Environnement déflationniste
La faiblesse de l’activité des secteurs hors-pétrole et la déprime du marché de l’immobilier se traduisent par des pressions déflationnistes. L’inflation encore positive en 2018 (+3%) était principalement due à l’introduction de la TVA en début d’année. Pour 2019, nous prévoyons une baisse de l’indice d’ensemble des prix à la consommation d’environ 1,8% en moyenne annuelle. La composante « logement et énergie » participe pour un tiers à la composition de l’indice des prix, et était en recul de 4,5% en avril 2019 (en g.a.). De même, les prix des transports et de l’alimentation sont orientés à la baisse depuis le début de l’année. Le repli des prix de l’immobilier devrait continuer de peser sur l’indice d’ensemble au moins jusqu’à la fin de l’année.

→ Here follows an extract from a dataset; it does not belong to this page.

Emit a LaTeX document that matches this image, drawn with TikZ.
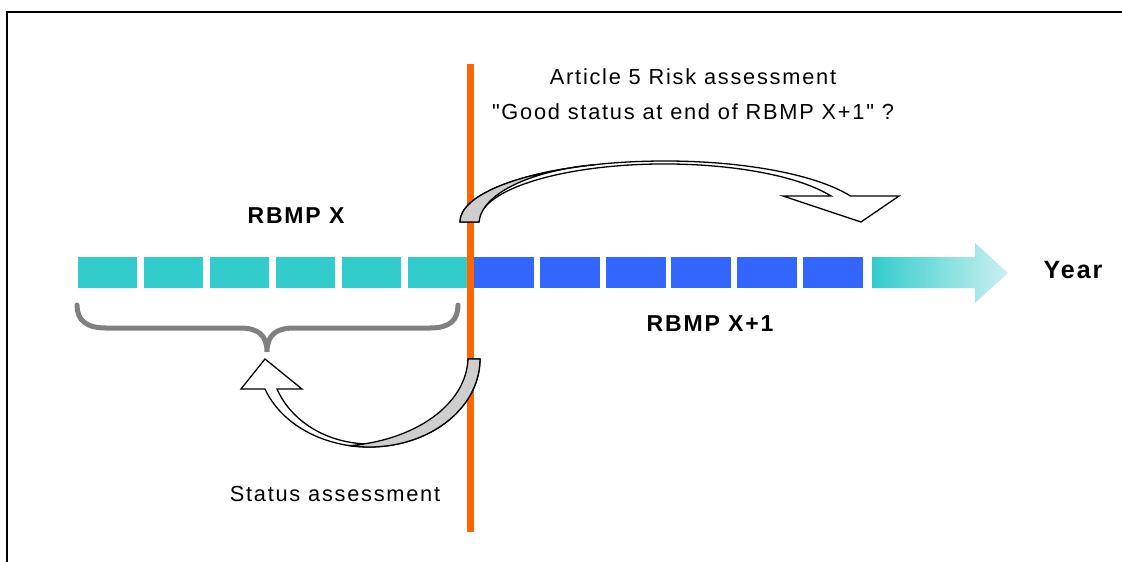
\documentclass[tikz,border=0pt]{standalone}
\usepackage{fontspec}
\setmainfont{Liberation Sans}
\newfontfamily\labfont[LetterSpace=8]{Liberation Sans}
\newfontfamily\boldlab[LetterSpace=8]{Liberation Sans Bold}
\definecolor{segcyan}{RGB}{51,204,204}
\definecolor{segblue}{RGB}{51,102,255}
\definecolor{divorange}{RGB}{255,102,0}
\definecolor{bracegray}{RGB}{128,128,128}
\definecolor{ribbongray}{RGB}{206,206,206}
\definecolor{fadecyan}{RGB}{204,240,240}
\begin{document}
\begin{tikzpicture}[x=1pt,y=-1pt,
  seg/.style={minimum width=59pt, minimum height=31pt, inner sep=0pt, outer sep=0pt, anchor=north west, draw=none},
  plainlab/.style={inner sep=0pt, font=\labfont\fontsize{21.8}{26}\selectfont},
  boldtext/.style={inner sep=0pt, font=\boldlab\fontsize{23}{27}\selectfont},
  ribbon/.style={draw=black, line width=1.3pt, line join=miter, fill=white},
  ribbonback/.style={draw=black, line width=1.3pt, fill=ribbongray}]
\useasboundingbox (0,0) rectangle (1122,562);
% frame
\draw[line width=2pt] (7,562) -- (7,12) -- (1122,12);
% timeline segments
\foreach \i in {0,...,5} \node[seg, fill=segcyan] (c\i) at ({78+66*\i},257) {};
\foreach \i in {0,...,5} \node[seg, fill=segblue, minimum width=60pt] (b\i) at ({474+65.8*\i},257) {};
% fading arrow
\path[left color=segcyan, right color=fadecyan, draw=none]
  (872,257) -- (975,257) -- (975,243) -- (1008,273) -- (975,303) -- (975,288) -- (872,288) -- cycle;
\node[boldtext, font=\boldlab\fontsize{25}{30}\selectfont] (year) at (1073,270) {Year};
% divider
\coordinate (dtop) at (470,64);
\coordinate (dbot) at (470,532);
\draw[divorange, line width=7pt] (dtop) -- (dbot);
% brace
\draw[bracegray, line width=5pt, line cap=round]
  (77,305) .. controls (77,320) and (86,328) .. (106,328) -- (240,328)
  .. controls (258,328) and (267,335) .. (267,352)
  .. controls (267,335) and (276,328) .. (294,328) -- (430,328)
  .. controls (450,328) and (458,320) .. (458,305);
% upper curved arrow (risk assessment)
\draw[ribbon] (460,222) arc[start angle=180, end angle=334.8, x radius=205, y radius=61]
  -- (899,196) -- (861,222) -- (783,196) -- (831,196)
  arc[start angle=333.4, end angle=180, x radius=186, y radius=58] -- cycle;
\draw[ribbonback] (460,222) arc[start angle=180, end angle=250, x radius=205, y radius=61]
  .. controls (535,170) and (482,192) .. (479,222) -- cycle;
% lower curved arrow (status assessment)
\draw[ribbon] (480,359) arc[start angle=0, end angle=160.1, x radius=110.8, y radius=88]
  -- (241,389) -- (265,359) -- (302,389) -- (277,389)
  arc[start angle=159.3, end angle=0, x radius=98.8, y radius=85] -- cycle;
\draw[ribbonback] (480,359) arc[start angle=0, end angle=100, x radius=110.8, y radius=88]
  .. controls (415,440) and (466,405) .. (468,359) -- cycle;
% labels
\node[plainlab] (art) at (693,77) {Article 5 Risk assessment};
\node[plainlab] (good) at (693,112) {"Good status at end of RBMP X+1" ?};
\node[boldtext] (rx) at (296,216) {RBMP X};
\node[boldtext] (rx1) at (710,324) {RBMP X+1};
\node[plainlab] (stat) at (335,494) {Status assessment};
\end{tikzpicture}
\end{document}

Il est difficile de déterminer si la faiblesse de l’activité économique aux émirats est plutôt liée à des éléments structurels (baisse de l’attractivité pour les touristes et les investisseurs) ou plus conjoncturels (ralentissement économique dans le Golfe, tensions géopolitiques). Il semble qu’une certaine normalisation de la croissance soit en cours, notamment à Dubaï. Cette situation pourrait peser sur la qualité des actifs bancaires, notamment en raison de leur exposition aux secteurs de la construction et de l’immobilier (25% des crédits au secteur privé). Par ailleurs, une croissance durablement plus faible devrait peser sur les performances des conglomérats quasi-publics, très actifs dans ce secteur et fortement endettés.
Néanmoins, l’économie des émirats continue de bénéficier de fondamentaux solides, tant au niveau des finances publiques que des comptes extérieurs. Les mouvements récents de consolidation à différents niveaux (banques, fonds souverains) et une politique économique prudente renforcent les perspectives de moyen terme.